9. All Samples Were Then Sequenced on High-Throughput Machines

Sequencing machines like HiSeq and NovaSeq read millions or billions of DNA fragments.

Out of 16.8 billion raw reads, about 2.87 billion high-quality reads remained after cleaning, with very short, low-quality, or duplicate sequences removed.

10. The Cleaned DNA Was Scanned for Short Patterns (“k-mers”)

A k-mer is a short DNA “word”, usually 31 bases long.

Software such as Simka compares k-mers across samples to find shared patterns.

This does not assume any species beforehand, which makes it useful for discovering unexpected organisms.

11. Reads Were Identified Using HOLI and a Large Arctic Plant DNA Database

HOLI is a bioinformatics pipeline that tries to match each DNA read to the best-fitting species in a reference library of more than 1,500 Arctic and Boreal plants.

Because the ancient DNA might have mutated over 2 million years, they allowed a 95% similarity threshold — close enough to be meaningful, but not so strict that ancient changes would exclude matches.

12. Taxonomic Assignment Used the “Lowest Common Ancestor” Method (ngsLCA)

Sometimes a short read matches several species.

ngsLCA assigns it to the most specific group all matches belong to, for example “deer family” rather than one exact species.

This avoids overclaiming and is safer for short, damaged DNA.

13. Researchers Tested Whether DNA Was Truly Ancient, Not Contamination

They used a tool called metaDMG to check for chemical damage typical of ancient DNA:

  • C → T changes at 5′ ends
  • G → A changes at 3′ ends

These occur due to cytosine deamination after death.

They only trusted taxa showing strong, statistically robust ancient damage patterns.

14. Strict Filtering Removed Unreliable Taxa and Noisy Samples

To avoid false claims, they removed:

  • species with too few matching reads
  • samples with very low total DNA
  • taxa not appearing in at least three samples

Finally, they converted counts into proportions, letting samples be compared fairly.

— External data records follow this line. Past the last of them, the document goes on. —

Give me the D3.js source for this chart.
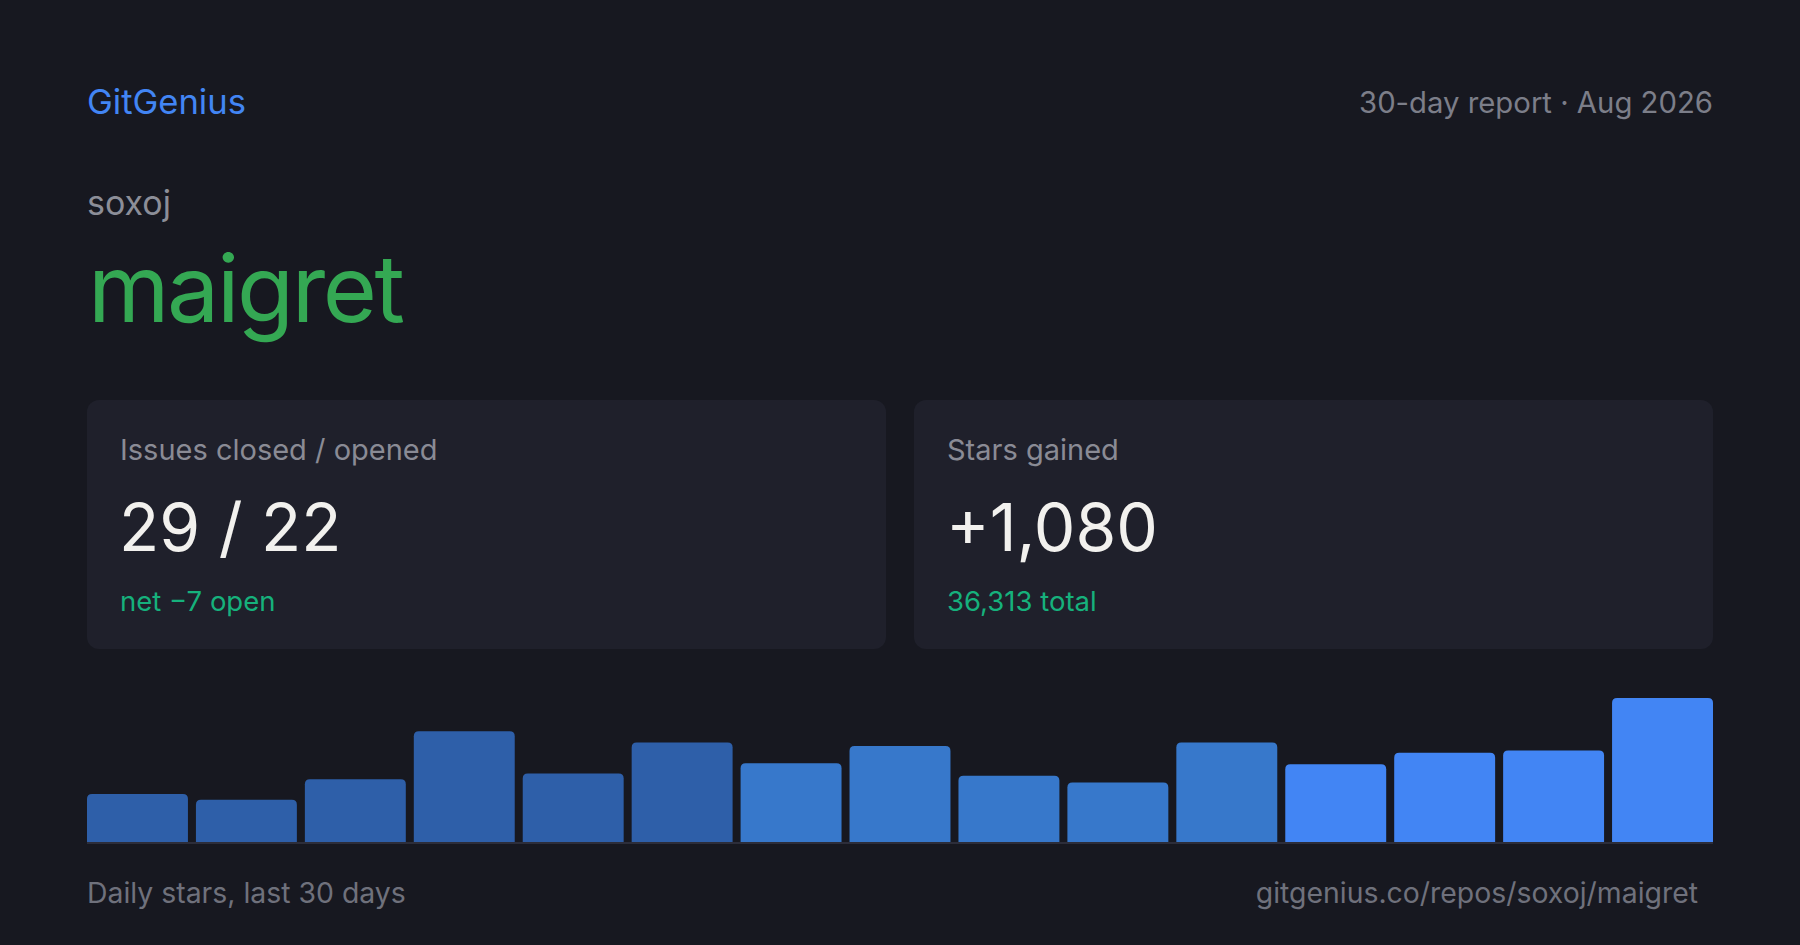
<!DOCTYPE html>
<html>
<head>
<meta charset="utf-8">
<script src="https://cdn.jsdelivr.net/npm/d3@7/dist/d3.min.js"></script>
<style>
  html, body { margin: 0; padding: 0; background: #171820; }
  svg { display: block; }
  text { font-family: Inter, "Noto Sans", sans-serif; }
</style>
</head>
<body>
<svg id="chart" width="1800" height="945"></svg>
<script>
// ---- data ----
const brand = "GitGenius";
const reportLabel = "30-day report · Aug 2026";
const owner = "soxoj";
const repo = "maigret";
const cardTitles = ["Issues closed / opened", "Stars gained"];
const cardValues = ["29 / 22", "+1,080"];
const cardNotes = ["net \u22127 open", "36,313 total"];
const periods = ["D1-2","D3-4","D5-6","D7-8","D9-10","D11-12","D13-14","D15-16","D17-18","D19-20","D21-22","D23-24","D25-26","D27-28","D29-30"];
const dailyStars = [42, 37, 55, 97, 60, 87, 69, 84, 58, 52, 87, 68, 78, 80, 126];
const recencyTier = [0,0,0,0,0,0,1,1,1,1,1,2,2,2,2];
const footerLeft = "Daily stars, last 30 days";
const footerRight = "gitgenius.co/repos/soxoj/maigret";

// ---- layout ----
const W = 1800, H = 945;
const left = 87, right = 1713;
const svg = d3.select("#chart");

svg.append("rect").attr("width", W).attr("height", H).attr("fill", "#171820");

// header
svg.append("text").attr("x", left).attr("y", 114)
  .attr("font-size", 34.6).attr("fill", "#4285f4").text(brand);
svg.append("text").attr("x", right).attr("y", 112.5).attr("text-anchor", "end")
  .attr("font-size", 29.3).attr("fill", "#7c7e89").text(reportLabel);
svg.append("text").attr("x", left).attr("y", 215)
  .attr("font-size", 34).attr("fill", "#8c8e98").text(owner);
svg.append("text").attr("x", left + 1).attr("y", 322)
  .attr("font-size", 93).attr("letter-spacing", -2.4).attr("fill", "#34a853").text(repo);

// cards
const gap = 28;
const cardW = (right - left - gap) / 2;
const cardX = d3.scaleBand().domain(d3.range(cardTitles.length)).range([left, right + gap]).paddingInner(0);
const cards = svg.selectAll("g.card").data(cardTitles).join("g")
  .attr("class", "card")
  .attr("transform", (d, i) => `translate(${cardX(i)},400)`);
cards.append("rect").attr("width", cardW).attr("height", 249).attr("rx", 12)
  .attr("fill", "#1f202b");
cards.append("text").attr("x", 33).attr("y", 60)
  .attr("font-size", 29).attr("fill", "#8a8b95").text(d => d);
cards.append("text").attr("x", 32).attr("y", 151)
  .attr("font-size", 66).attr("fill", "#f2f1ee").text((d, i) => cardValues[i]);
cards.append("text").attr("x", 33).attr("y", 210.5)
  .attr("font-size", 27.5).attr("fill", "#16b17c").text((d, i) => cardNotes[i]);

// bars
const x = d3.scaleBand().domain(periods).range([left, right]).paddingInner(8 / 109).paddingOuter(0);
const baseY = 842;
const y = d3.scaleLinear().domain([0, d3.max(dailyStars)]).range([baseY, 698]);
const tierColor = d3.scaleOrdinal().domain([0, 1, 2]).range(["#2e5fa9", "#3778cb", "#4285f4"]);

function topRounded(x0, y0, w, h, r) {
  r = Math.min(r, h, w / 2);
  return `M${x0},${y0 + h}V${y0 + r}Q${x0},${y0} ${x0 + r},${y0}H${x0 + w - r}Q${x0 + w},${y0} ${x0 + w},${y0 + r}V${y0 + h}Z`;
}

svg.append("g").selectAll("path").data(dailyStars).join("path")
  .attr("d", (d, i) => topRounded(x(periods[i]), y(d), x.bandwidth(), baseY - y(d), 5))
  .attr("fill", (d, i) => tierColor(recencyTier[i]));

svg.append("rect").attr("x", left).attr("y", baseY).attr("width", right - left).attr("height", 2)
  .attr("fill", "#2c2d3a");

// footer
svg.append("text").attr("x", left).attr("y", 902.5)
  .attr("font-size", 28.4).attr("fill", "#6f717c").text(footerLeft);
svg.append("text").attr("x", 1698).attr("y", 902.5).attr("text-anchor", "end")
  .attr("font-size", 28.4).attr("fill", "#6f717c").text(footerRight);
</script>
</body>
</html>
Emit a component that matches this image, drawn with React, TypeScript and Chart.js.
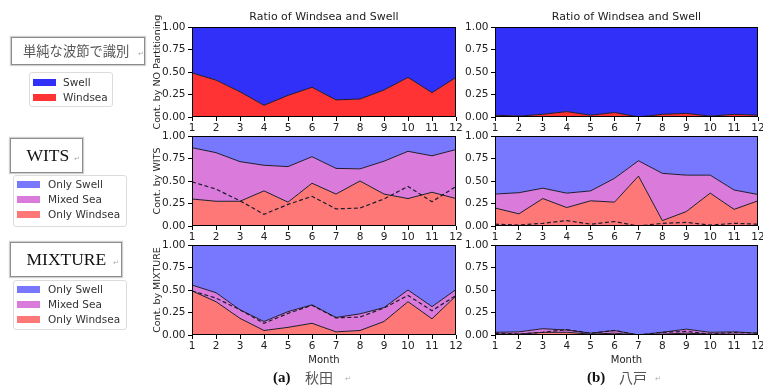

15. The Final Dataset Represents a Rigorously Verified Ancient Ecosystem

Only DNA fragments that were:

  • frequently found
  • matched known species at high confidence
  • showed clear ancient damage
  • appeared across multiple sediment samples

...were accepted as real evidence.

This produced a remarkably reliable reconstruction of a 2-million-year-old Arctic ecosystem that no longer exists today.

Greenland today.

Final Thoughts

I’ll stop here. The purpose of this was to take the bioinformatics part of the paper apart, explain it in a fairly jargon-free way, and show how relatively straightforward it is in concept.

The rest of the paper is certainly worth reading, whether you are interested in sedaDNA extraction and analysis specifically and how it can be used, or in the science behind the whole palaeoecological investigation, or simply out of curiosity about a completely new type of ecological community — a community that does not exist any more, dating from just before the start of the series of ice ages.